**Brief**:
From the listing below, copy every line with the word "chart".

^^^^^^^^^^^^^^^^

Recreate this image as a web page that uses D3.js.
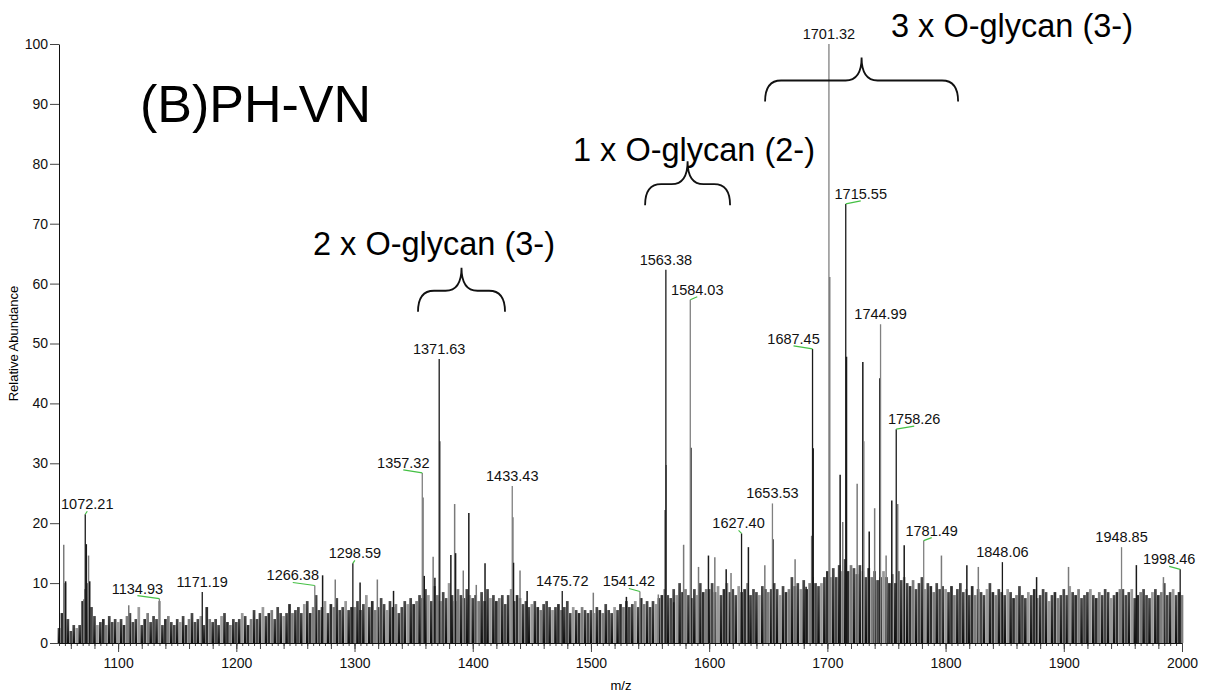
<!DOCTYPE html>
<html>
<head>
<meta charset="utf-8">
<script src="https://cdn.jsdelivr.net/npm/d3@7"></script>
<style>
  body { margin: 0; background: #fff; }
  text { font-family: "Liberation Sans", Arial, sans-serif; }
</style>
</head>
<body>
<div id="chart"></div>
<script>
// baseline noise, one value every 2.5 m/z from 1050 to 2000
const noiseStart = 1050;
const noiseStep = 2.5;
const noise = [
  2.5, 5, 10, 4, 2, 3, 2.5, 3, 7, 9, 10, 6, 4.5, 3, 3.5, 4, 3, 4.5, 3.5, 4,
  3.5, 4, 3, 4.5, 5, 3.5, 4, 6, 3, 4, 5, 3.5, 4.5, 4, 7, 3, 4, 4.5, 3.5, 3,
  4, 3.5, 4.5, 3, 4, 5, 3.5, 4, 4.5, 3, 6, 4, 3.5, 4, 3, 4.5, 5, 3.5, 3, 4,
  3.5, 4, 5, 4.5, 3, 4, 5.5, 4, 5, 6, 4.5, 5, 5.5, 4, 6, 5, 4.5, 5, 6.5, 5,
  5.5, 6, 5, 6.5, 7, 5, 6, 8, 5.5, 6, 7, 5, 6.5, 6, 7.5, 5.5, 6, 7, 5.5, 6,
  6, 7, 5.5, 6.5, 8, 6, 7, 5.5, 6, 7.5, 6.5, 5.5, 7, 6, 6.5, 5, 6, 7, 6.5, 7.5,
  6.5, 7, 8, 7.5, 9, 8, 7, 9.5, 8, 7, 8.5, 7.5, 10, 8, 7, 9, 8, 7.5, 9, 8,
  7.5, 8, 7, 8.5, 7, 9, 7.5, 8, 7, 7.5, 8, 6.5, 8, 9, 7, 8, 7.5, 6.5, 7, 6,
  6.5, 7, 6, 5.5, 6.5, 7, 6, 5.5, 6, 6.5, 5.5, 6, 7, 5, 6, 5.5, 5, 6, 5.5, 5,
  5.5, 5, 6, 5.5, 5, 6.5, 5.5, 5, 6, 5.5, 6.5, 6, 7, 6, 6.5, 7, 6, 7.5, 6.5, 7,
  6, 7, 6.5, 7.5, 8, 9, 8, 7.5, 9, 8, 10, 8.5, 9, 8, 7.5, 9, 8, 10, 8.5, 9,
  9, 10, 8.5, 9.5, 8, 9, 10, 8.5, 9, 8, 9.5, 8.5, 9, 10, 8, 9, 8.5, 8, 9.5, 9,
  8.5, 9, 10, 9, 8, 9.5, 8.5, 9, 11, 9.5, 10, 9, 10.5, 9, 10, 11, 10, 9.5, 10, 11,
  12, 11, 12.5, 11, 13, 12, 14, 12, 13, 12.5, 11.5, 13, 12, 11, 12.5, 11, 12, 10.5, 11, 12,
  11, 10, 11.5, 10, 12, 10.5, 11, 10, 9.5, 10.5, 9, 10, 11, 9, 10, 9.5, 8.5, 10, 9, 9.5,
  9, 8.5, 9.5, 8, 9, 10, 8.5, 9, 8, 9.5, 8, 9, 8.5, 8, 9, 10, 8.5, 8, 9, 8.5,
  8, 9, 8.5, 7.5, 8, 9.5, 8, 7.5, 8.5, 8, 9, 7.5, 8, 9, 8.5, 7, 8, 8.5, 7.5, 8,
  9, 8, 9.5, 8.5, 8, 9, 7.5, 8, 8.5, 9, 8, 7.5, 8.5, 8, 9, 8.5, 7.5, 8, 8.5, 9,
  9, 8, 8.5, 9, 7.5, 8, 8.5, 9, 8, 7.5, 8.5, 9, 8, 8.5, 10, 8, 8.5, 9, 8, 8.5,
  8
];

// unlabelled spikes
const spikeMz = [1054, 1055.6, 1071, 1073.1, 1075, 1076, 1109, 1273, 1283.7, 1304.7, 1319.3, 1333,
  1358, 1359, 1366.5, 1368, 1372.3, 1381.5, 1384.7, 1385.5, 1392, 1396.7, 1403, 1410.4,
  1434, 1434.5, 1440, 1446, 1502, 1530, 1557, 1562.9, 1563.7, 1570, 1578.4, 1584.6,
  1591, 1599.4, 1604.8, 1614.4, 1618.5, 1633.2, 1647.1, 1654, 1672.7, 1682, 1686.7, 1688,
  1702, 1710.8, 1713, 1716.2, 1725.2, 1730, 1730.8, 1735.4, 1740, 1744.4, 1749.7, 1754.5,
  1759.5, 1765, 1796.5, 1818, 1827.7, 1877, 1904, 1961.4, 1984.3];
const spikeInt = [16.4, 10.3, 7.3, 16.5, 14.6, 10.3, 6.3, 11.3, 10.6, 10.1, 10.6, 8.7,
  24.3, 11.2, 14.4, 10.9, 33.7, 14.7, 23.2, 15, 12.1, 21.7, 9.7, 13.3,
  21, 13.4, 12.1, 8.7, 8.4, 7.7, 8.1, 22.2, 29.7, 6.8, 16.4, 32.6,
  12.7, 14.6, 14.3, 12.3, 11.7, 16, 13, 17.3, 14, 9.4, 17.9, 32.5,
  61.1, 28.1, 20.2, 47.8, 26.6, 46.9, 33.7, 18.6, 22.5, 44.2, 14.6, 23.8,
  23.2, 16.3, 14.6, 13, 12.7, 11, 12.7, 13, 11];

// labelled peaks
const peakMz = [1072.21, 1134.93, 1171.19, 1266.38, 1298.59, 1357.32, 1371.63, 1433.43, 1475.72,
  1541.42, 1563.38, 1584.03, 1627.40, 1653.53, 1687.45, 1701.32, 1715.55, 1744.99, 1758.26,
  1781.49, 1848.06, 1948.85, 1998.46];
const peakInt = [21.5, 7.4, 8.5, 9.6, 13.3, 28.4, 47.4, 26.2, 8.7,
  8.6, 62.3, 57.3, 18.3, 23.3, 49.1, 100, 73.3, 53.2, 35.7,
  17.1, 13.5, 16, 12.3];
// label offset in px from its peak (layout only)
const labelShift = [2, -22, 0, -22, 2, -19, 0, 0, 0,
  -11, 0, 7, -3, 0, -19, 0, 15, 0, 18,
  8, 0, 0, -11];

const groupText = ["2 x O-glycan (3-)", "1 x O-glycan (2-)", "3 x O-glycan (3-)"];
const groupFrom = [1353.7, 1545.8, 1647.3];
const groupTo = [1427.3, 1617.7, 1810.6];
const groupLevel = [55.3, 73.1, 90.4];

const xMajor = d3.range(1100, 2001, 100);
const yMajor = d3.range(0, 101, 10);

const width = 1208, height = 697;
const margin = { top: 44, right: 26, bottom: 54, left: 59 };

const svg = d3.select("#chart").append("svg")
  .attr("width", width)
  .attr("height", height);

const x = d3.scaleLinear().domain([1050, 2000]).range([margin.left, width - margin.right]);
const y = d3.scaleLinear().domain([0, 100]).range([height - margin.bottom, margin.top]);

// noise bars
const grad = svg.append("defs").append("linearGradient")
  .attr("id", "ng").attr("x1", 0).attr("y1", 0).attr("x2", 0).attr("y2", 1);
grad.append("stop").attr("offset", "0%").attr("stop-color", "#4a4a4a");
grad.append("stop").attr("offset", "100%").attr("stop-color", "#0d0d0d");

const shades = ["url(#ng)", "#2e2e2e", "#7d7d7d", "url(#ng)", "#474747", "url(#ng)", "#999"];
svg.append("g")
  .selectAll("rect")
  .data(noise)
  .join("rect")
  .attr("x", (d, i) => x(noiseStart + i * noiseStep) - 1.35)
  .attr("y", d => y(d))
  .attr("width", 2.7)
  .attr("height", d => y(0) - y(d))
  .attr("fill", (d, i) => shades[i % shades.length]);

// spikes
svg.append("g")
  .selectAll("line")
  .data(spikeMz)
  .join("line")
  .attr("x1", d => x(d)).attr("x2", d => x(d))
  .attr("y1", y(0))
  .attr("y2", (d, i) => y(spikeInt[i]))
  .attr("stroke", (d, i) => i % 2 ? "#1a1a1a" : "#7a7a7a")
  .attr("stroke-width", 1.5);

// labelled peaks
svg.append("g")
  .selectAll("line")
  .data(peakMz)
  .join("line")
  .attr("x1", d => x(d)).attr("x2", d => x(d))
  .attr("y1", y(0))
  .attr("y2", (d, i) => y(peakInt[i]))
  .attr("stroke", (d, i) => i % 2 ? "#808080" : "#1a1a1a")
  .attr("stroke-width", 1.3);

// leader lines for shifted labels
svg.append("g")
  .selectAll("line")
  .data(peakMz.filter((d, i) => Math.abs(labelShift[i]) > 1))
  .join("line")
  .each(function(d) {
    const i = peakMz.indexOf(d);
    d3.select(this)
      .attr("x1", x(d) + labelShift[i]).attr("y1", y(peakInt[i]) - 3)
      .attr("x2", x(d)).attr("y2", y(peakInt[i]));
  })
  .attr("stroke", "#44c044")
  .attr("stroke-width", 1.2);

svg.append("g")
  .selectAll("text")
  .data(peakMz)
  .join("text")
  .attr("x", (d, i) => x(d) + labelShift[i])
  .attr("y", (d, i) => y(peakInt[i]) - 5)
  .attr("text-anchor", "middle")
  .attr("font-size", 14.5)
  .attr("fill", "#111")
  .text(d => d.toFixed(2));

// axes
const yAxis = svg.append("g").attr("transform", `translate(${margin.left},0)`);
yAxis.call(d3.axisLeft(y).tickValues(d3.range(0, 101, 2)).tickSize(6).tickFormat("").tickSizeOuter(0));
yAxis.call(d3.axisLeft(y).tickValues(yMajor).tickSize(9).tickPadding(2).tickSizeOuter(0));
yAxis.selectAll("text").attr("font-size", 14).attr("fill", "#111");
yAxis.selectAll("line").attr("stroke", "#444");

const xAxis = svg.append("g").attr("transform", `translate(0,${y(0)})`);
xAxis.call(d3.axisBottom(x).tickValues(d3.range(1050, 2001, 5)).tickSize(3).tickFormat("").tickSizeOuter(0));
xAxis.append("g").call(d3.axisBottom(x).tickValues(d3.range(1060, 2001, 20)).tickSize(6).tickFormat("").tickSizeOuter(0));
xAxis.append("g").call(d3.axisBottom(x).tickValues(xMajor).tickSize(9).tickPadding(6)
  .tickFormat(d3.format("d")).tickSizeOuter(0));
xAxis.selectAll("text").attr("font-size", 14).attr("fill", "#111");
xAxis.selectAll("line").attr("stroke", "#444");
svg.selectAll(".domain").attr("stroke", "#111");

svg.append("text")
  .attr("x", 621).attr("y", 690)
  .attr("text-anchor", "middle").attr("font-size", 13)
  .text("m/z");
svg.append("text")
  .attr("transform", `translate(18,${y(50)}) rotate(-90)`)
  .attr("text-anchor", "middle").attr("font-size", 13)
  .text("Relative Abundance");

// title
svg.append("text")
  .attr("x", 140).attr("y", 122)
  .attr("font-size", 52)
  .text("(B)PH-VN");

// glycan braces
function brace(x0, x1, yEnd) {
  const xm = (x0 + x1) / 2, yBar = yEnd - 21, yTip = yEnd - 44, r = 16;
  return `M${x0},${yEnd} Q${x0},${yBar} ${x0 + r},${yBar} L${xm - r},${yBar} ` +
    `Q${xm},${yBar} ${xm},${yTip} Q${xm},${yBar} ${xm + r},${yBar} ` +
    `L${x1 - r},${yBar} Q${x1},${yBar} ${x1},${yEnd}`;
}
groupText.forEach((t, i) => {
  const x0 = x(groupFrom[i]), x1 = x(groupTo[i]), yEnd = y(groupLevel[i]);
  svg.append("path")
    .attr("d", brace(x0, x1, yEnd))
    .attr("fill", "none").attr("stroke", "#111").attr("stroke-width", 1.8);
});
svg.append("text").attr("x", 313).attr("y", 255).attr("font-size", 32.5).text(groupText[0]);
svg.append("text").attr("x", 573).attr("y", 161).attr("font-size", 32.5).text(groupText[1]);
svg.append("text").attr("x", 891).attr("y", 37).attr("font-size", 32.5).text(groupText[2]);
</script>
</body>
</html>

^^^^^^^^^^^^^^^^

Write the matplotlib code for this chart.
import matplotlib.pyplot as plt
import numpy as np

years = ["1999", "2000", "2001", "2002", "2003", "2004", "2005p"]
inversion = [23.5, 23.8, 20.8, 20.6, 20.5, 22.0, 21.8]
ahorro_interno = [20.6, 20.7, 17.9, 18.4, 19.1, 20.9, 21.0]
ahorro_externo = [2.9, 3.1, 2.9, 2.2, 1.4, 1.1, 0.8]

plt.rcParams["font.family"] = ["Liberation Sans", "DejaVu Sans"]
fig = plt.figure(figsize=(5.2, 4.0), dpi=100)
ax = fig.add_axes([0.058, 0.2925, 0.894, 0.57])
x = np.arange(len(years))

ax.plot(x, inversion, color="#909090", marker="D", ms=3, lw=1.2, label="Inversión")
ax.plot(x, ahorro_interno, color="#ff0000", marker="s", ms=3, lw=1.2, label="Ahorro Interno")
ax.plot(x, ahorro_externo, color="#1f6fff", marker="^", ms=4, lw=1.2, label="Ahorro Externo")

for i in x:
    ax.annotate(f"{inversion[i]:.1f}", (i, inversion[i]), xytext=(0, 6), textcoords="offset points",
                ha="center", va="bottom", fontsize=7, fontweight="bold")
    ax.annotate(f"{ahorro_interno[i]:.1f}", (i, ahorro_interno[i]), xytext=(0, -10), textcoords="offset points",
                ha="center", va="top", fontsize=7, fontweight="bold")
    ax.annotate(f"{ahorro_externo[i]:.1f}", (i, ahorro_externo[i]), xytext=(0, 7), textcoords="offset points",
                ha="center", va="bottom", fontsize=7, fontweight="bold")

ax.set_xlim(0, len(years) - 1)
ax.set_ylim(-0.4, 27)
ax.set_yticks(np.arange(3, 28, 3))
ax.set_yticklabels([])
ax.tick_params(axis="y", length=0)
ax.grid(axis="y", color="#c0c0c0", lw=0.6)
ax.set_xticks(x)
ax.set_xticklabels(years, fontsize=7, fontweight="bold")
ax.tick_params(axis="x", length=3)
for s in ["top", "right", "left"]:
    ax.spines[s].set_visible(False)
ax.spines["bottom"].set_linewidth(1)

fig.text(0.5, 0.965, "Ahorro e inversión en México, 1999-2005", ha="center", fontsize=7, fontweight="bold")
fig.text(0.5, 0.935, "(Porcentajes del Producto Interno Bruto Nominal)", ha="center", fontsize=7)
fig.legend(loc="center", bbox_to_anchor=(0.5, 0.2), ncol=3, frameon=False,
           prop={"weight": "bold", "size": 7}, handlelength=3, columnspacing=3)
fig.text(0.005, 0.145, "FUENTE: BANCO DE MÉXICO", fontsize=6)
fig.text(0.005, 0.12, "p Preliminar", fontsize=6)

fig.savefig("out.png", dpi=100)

^^^^^^^^^^^^^^^^

**Result for this task**:
<div id="chart"></div>
const svg = d3.select("#chart").append("svg")
Write the matplotlib code for this chart.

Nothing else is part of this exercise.